■ **Exercise**: Print nothing but the lines from the start of the listing below through the line that contains "rxes5, rxes6, rxes7];". Do not include the pictures.

■ **Data lines**:
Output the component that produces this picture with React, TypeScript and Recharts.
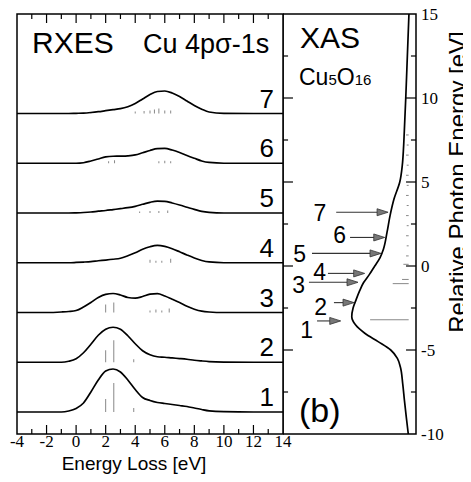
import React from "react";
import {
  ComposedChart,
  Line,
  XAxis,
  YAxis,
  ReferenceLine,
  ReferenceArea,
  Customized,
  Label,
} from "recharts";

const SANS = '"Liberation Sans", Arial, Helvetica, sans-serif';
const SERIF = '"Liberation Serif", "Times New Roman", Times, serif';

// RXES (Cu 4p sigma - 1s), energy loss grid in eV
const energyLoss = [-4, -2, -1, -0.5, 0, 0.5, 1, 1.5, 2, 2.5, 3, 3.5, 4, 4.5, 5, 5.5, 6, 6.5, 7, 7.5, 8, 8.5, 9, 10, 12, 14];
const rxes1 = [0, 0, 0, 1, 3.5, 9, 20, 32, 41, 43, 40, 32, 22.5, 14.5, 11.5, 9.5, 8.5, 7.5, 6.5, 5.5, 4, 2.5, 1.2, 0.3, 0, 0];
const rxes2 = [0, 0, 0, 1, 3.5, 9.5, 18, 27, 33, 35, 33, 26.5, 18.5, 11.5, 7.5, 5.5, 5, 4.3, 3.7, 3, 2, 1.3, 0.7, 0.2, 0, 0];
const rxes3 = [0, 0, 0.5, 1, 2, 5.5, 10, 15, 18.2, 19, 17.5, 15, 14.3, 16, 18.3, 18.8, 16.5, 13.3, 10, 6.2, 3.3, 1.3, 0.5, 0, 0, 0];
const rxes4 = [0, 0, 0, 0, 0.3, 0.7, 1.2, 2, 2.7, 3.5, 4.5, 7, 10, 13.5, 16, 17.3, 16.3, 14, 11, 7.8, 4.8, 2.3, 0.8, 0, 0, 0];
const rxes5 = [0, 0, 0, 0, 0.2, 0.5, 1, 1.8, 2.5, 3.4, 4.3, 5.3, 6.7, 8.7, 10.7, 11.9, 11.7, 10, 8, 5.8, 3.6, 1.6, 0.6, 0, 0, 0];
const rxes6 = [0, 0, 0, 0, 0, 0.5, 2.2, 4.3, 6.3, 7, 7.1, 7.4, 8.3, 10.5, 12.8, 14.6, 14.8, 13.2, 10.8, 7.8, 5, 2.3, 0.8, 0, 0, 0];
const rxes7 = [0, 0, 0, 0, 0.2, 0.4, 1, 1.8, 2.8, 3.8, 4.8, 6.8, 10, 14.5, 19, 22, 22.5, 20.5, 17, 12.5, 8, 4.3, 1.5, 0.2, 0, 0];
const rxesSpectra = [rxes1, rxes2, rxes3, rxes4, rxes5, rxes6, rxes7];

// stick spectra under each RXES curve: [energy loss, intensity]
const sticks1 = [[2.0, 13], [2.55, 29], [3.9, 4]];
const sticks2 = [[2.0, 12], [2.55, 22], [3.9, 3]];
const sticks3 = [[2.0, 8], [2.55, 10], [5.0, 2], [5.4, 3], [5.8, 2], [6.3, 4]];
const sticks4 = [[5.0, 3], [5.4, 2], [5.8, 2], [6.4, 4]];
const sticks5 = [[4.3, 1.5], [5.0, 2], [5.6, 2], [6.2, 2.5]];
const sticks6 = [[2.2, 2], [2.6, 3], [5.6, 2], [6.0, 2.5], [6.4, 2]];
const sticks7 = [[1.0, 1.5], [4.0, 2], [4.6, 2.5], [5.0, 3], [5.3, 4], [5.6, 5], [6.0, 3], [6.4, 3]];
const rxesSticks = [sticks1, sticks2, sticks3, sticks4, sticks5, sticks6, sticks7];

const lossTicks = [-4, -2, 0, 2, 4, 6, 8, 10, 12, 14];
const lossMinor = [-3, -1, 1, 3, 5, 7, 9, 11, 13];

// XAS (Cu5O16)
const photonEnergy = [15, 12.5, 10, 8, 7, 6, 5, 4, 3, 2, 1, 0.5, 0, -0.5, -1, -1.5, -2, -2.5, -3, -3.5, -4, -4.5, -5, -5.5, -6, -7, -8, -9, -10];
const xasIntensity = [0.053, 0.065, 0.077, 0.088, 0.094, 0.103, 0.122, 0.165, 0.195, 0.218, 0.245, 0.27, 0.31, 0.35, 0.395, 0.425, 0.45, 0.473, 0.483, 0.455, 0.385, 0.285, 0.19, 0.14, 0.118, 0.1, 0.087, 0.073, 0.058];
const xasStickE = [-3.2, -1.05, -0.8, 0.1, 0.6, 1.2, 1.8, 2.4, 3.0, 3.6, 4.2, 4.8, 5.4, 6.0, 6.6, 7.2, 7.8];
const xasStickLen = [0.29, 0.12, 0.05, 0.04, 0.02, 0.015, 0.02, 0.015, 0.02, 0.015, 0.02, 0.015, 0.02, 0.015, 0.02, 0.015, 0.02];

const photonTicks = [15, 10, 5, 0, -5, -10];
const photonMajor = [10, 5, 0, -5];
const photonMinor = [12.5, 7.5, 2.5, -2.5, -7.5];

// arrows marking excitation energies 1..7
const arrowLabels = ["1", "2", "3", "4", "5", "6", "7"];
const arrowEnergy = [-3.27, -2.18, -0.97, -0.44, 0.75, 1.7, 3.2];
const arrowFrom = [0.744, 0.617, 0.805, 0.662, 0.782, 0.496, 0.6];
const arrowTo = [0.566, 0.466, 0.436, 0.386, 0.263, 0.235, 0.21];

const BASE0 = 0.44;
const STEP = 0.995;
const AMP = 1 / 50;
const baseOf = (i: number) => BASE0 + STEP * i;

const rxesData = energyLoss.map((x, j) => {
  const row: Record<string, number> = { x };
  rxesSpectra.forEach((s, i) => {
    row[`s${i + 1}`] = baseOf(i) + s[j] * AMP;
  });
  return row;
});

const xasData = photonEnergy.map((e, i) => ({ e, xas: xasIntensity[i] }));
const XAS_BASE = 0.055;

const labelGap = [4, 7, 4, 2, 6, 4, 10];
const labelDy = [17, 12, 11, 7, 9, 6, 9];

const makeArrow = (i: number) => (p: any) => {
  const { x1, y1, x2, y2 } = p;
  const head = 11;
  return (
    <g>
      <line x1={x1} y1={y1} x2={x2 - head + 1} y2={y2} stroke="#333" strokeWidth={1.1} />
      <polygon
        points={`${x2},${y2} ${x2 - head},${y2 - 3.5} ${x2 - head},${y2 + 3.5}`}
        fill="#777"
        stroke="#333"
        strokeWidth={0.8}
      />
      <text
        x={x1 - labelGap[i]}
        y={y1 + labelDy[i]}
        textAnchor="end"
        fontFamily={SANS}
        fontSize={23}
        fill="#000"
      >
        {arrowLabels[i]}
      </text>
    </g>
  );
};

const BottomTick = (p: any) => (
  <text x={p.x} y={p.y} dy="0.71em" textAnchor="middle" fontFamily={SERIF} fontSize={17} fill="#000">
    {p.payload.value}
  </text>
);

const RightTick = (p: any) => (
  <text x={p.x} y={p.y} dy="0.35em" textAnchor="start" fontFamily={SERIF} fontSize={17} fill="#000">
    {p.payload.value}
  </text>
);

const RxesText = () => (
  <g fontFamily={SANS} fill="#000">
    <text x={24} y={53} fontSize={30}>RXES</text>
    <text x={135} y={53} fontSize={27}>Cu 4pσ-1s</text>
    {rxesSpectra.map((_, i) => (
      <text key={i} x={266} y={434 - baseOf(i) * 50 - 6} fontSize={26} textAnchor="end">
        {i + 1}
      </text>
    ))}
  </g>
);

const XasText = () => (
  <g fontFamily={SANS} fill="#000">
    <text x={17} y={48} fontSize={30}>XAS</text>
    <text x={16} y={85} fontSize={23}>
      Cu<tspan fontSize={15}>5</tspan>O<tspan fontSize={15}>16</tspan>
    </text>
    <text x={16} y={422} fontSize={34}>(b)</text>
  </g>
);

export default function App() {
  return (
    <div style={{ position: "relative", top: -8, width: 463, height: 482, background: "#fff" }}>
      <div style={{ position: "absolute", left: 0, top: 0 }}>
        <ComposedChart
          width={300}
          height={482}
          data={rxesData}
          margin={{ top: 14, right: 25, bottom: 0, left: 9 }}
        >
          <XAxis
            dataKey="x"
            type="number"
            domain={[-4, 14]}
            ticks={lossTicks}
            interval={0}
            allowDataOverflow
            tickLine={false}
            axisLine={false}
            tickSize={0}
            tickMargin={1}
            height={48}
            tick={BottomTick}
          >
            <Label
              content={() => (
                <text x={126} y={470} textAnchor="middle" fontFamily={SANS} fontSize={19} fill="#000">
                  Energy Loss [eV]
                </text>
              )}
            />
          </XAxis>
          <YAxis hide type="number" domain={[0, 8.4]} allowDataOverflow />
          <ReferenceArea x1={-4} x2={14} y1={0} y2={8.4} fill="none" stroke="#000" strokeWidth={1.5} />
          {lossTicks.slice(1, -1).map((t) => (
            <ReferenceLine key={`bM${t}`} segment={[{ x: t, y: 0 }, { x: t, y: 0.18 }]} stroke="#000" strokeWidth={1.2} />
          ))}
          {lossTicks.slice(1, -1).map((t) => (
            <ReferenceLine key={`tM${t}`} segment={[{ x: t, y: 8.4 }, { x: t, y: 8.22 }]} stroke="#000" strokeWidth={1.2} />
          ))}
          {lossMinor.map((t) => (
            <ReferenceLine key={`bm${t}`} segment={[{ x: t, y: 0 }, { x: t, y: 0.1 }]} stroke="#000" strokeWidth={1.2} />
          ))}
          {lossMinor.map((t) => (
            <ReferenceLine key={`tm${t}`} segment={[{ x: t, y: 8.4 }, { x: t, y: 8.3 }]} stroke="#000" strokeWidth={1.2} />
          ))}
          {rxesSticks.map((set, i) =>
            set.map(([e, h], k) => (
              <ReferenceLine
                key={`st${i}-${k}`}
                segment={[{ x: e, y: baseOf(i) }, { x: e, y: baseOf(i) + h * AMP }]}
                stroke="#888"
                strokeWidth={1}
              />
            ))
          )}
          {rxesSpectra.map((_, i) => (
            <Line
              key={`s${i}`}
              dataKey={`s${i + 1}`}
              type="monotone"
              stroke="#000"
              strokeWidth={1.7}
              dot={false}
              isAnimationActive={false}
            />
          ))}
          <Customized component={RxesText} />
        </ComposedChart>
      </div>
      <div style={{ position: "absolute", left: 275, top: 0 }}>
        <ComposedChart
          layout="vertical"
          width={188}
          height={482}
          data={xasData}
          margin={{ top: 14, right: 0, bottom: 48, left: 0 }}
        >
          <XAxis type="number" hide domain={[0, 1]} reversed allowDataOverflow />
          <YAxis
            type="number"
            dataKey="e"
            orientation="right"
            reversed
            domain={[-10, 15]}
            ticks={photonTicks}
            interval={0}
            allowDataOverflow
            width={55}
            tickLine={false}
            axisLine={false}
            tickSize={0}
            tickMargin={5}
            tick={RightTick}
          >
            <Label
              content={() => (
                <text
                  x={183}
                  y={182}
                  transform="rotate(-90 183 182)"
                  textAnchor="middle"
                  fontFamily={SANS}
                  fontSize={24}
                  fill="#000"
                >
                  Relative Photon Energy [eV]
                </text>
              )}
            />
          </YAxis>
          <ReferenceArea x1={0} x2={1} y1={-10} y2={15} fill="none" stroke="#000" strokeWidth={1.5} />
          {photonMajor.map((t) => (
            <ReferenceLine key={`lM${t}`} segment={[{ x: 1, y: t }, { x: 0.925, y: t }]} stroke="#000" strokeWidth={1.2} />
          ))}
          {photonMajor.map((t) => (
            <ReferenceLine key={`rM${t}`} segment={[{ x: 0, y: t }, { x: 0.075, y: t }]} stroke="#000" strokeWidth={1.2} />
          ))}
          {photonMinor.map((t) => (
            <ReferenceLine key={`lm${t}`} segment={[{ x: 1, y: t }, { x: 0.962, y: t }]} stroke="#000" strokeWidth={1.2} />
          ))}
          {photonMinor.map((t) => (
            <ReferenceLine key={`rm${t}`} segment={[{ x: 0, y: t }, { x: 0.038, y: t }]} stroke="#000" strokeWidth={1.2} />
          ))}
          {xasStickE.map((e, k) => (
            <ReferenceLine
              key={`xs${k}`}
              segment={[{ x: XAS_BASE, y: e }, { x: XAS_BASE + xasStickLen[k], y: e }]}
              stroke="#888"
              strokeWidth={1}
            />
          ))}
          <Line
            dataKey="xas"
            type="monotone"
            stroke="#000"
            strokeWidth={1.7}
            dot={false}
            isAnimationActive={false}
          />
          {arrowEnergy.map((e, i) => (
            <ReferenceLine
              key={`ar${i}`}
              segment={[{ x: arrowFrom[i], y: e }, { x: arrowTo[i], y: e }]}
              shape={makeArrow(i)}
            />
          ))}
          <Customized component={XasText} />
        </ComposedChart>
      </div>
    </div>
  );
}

■ **Output**:
Output the component that produces this picture with React, TypeScript and Recharts.
import React from "react";
import {
  ComposedChart,
  Line,
  XAxis,
  YAxis,
  ReferenceLine,
  ReferenceArea,
  Customized,
  Label,
} from "recharts";

const SANS = '"Liberation Sans", Arial, Helvetica, sans-serif';
const SERIF = '"Liberation Serif", "Times New Roman", Times, serif';

// RXES (Cu 4p sigma - 1s), energy loss grid in eV
const energyLoss = [-4, -2, -1, -0.5, 0, 0.5, 1, 1.5, 2, 2.5, 3, 3.5, 4, 4.5, 5, 5.5, 6, 6.5, 7, 7.5, 8, 8.5, 9, 10, 12, 14];
const rxes1 = [0, 0, 0, 1, 3.5, 9, 20, 32, 41, 43, 40, 32, 22.5, 14.5, 11.5, 9.5, 8.5, 7.5, 6.5, 5.5, 4, 2.5, 1.2, 0.3, 0, 0];
const rxes2 = [0, 0, 0, 1, 3.5, 9.5, 18, 27, 33, 35, 33, 26.5, 18.5, 11.5, 7.5, 5.5, 5, 4.3, 3.7, 3, 2, 1.3, 0.7, 0.2, 0, 0];
const rxes3 = [0, 0, 0.5, 1, 2, 5.5, 10, 15, 18.2, 19, 17.5, 15, 14.3, 16, 18.3, 18.8, 16.5, 13.3, 10, 6.2, 3.3, 1.3, 0.5, 0, 0, 0];
const rxes4 = [0, 0, 0, 0, 0.3, 0.7, 1.2, 2, 2.7, 3.5, 4.5, 7, 10, 13.5, 16, 17.3, 16.3, 14, 11, 7.8, 4.8, 2.3, 0.8, 0, 0, 0];
const rxes5 = [0, 0, 0, 0, 0.2, 0.5, 1, 1.8, 2.5, 3.4, 4.3, 5.3, 6.7, 8.7, 10.7, 11.9, 11.7, 10, 8, 5.8, 3.6, 1.6, 0.6, 0, 0, 0];
const rxes6 = [0, 0, 0, 0, 0, 0.5, 2.2, 4.3, 6.3, 7, 7.1, 7.4, 8.3, 10.5, 12.8, 14.6, 14.8, 13.2, 10.8, 7.8, 5, 2.3, 0.8, 0, 0, 0];
const rxes7 = [0, 0, 0, 0, 0.2, 0.4, 1, 1.8, 2.8, 3.8, 4.8, 6.8, 10, 14.5, 19, 22, 22.5, 20.5, 17, 12.5, 8, 4.3, 1.5, 0.2, 0, 0];
const rxesSpectra = [rxes1, rxes2, rxes3, rxes4, rxes5, rxes6, rxes7];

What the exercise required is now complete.